HKBU-HPML / FADNet

135 stars 34 forks source link

FADNet is extremely slow despite enameling GPU #22

Open Genozen opened 1 year ago

Genozen commented 1 year ago

Settings: Nano Jetson Xavier No GPU: NVidia Volta Power mode: 20W 6 Core PyTorch 1.13 CUDA: 11.4

——————

We were able to run FADNet offline with sample dataset, but it was extremely slow (4~5 frames per second generated) on a input resolution of 512x256

We’d like to know what is the bottle neck that’s running it this slow as FADNet claims to be fast and accurate, so we must have done something wrong…

I can provide the code if needed, but just want to get a general idea first of how fast the FADNet can actually run ideally

—————

blackjack2015 commented 1 year ago

Dear Genozen,

Thanks for your interest. Notice that our FADNet can only run fast as ~15 fps on a desktop/server GPU. For mobile GPUs like Jetson devices, the code without optimization can be very slow. Some tools like TensorRT might help. Besides, you can also try our latest FADNet++, which has different variants for different computing devices.

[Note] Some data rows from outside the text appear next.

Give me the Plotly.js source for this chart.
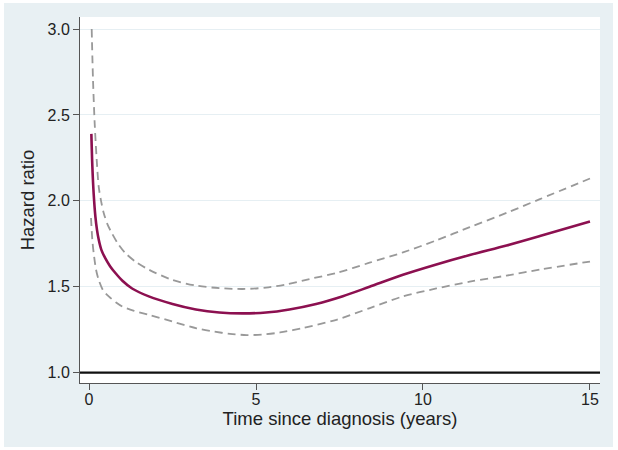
<!DOCTYPE html>
<html>
<head>
<meta charset="utf-8">
<script src="https://cdn.plot.ly/plotly-3.0.1.min.js"></script>
<style>
html,body{margin:0;padding:0;background:#ffffff;width:618px;height:450px;overflow:hidden;}
#chart{position:absolute;left:4px;top:3px;width:609px;height:444px;}
</style>
</head>
<body>
<div id="chart"></div>
<script>
// Hazard ratio estimate
const hrX = [0.07, 0.10, 0.14, 0.19, 0.24, 0.29, 0.37, 0.49, 0.63, 0.79, 1.0, 1.29, 1.79, 2.5, 3.2, 3.9, 4.6, 5.3, 6.0, 6.8, 7.6, 8.4, 9.4, 10.4, 11.4, 12.5, 13.5, 15];
const hrY = [2.39, 2.20, 2.04, 1.91, 1.83, 1.775, 1.715, 1.665, 1.62, 1.58, 1.535, 1.49, 1.444, 1.40, 1.368, 1.350, 1.345, 1.350, 1.368, 1.400, 1.445, 1.50, 1.57, 1.63, 1.685, 1.74, 1.795, 1.88];
// Upper confidence limit
const upX = [0.08, 0.12, 0.17, 0.23, 0.29, 0.36, 0.44, 0.55, 0.69, 0.87, 1.09, 1.4, 1.79, 2.49, 3.2, 3.9, 4.6, 5.3, 5.9, 6.6, 7.4, 8.4, 9.4, 10.4, 11.4, 12.5, 13.5, 15];
const upY = [3.0, 2.7, 2.45, 2.24, 2.083, 2.0, 1.93, 1.865, 1.81, 1.75, 1.696, 1.645, 1.60, 1.54, 1.507, 1.492, 1.487, 1.495, 1.513, 1.545, 1.58, 1.64, 1.70, 1.77, 1.847, 1.93, 2.01, 2.13];
// Lower confidence limit
const loX = [0.06, 0.10, 0.14, 0.21, 0.29, 0.42, 0.59, 0.8, 1.0, 1.35, 1.79, 2.49, 3.22, 3.72, 4.22, 4.72, 5.2, 5.72, 6.41, 7.41, 8.41, 9.4, 10.4, 11.4, 12.5, 13.5, 15];
const loY = [1.90, 1.77, 1.696, 1.60, 1.54, 1.48, 1.444, 1.41, 1.385, 1.36, 1.337, 1.298, 1.258, 1.240, 1.226, 1.219, 1.222, 1.234, 1.26, 1.308, 1.376, 1.444, 1.49, 1.53, 1.565, 1.60, 1.647];

const xTicks = [0, 5, 10, 15];
const xTickText = ['0', '5', '10', '15'];
const yTicks = [1.0, 1.5, 2.0, 2.5, 3.0];
const yTickText = ['1.0', '1.5', '2.0', '2.5', '3.0'];
const refLine = 1.0;

const dashStyle = {color: '#999999', width: 1.8, dash: '8px,5px', shape: 'spline', smoothing: 0.8};

const traces = [
  {x: upX, y: upY, mode: 'lines', line: dashStyle, hoverinfo: 'skip', showlegend: false},
  {x: loX, y: loY, mode: 'lines', line: dashStyle, hoverinfo: 'skip', showlegend: false},
  {x: hrX, y: hrY, mode: 'lines', line: {color: '#8c1050', width: 2.6, shape: 'spline', smoothing: 0.8}, hoverinfo: 'skip', showlegend: false}
];

const fam = 'Liberation Sans, Arial, sans-serif';
const tickFont = {family: fam, size: 16, color: '#222222'};
const titleFont = {family: fam, size: 18.5, color: '#222222'};

const layout = {
  width: 609, height: 444,
  margin: {l: 76, r: 13, t: 14, b: 64},
  paper_bgcolor: '#e8f0f3',
  plot_bgcolor: '#ffffff',
  font: tickFont,
  showlegend: false,
  xaxis: {
    range: [-0.27, 15.3],
    tickvals: xTicks, ticktext: xTickText,
    ticks: 'outside', ticklen: 6, tickwidth: 1, tickcolor: '#555555',
    ticklabelstandoff: -4,
    showline: true, linecolor: '#555555', linewidth: 1,
    showgrid: false, zeroline: false,
    tickfont: tickFont,
    title: {text: 'Time since diagnosis (years)', font: titleFont, standoff: 0}
  },
  yaxis: {
    range: [0.94, 3.07],
    tickvals: yTicks, ticktext: yTickText,
    ticks: 'outside', ticklen: 6, tickwidth: 1, tickcolor: '#555555',
    showline: true, linecolor: '#555555', linewidth: 1,
    showgrid: true, gridcolor: '#e6eff3', gridwidth: 1,
    zeroline: false,
    tickfont: tickFont,
    title: {text: 'Hazard ratio', font: titleFont, standoff: 8}
  },
  shapes: [
    {type: 'line', xref: 'paper', x0: 0, x1: 1, yref: 'y', y0: refLine, y1: refLine, line: {color: '#111111', width: 2.2}, layer: 'above'}
  ]
};

Plotly.newPlot('chart', traces, layout, {displayModeBar: false, staticPlot: true});
</script>
</body>
</html>
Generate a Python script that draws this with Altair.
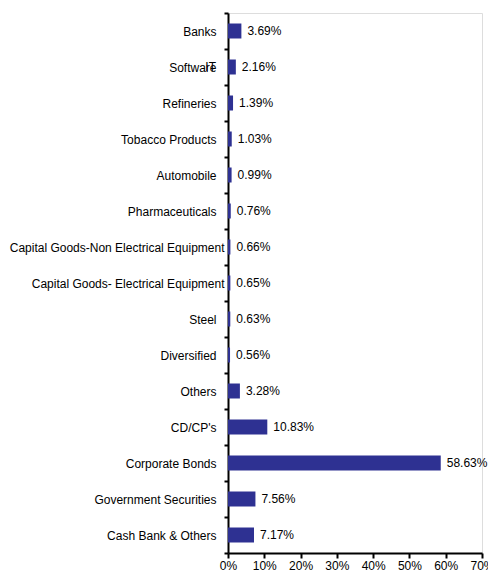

https://github.com/HKBU-HPML/FADNet-PP

We successfully run a tiny version of FADNet on Jetson AGX and get an EPE of 1.19 with 12 fps.

Best regards, Qiang Wang

Genozen commented 1 year ago

Hi, Qiang Wang. Thanks for your quick reply.

We actually tried the FADNet++ as well, but the pre-trained model posted was still the original FADNet. Any chance you could update the FADNet pre-trained model? Would really love to try it out.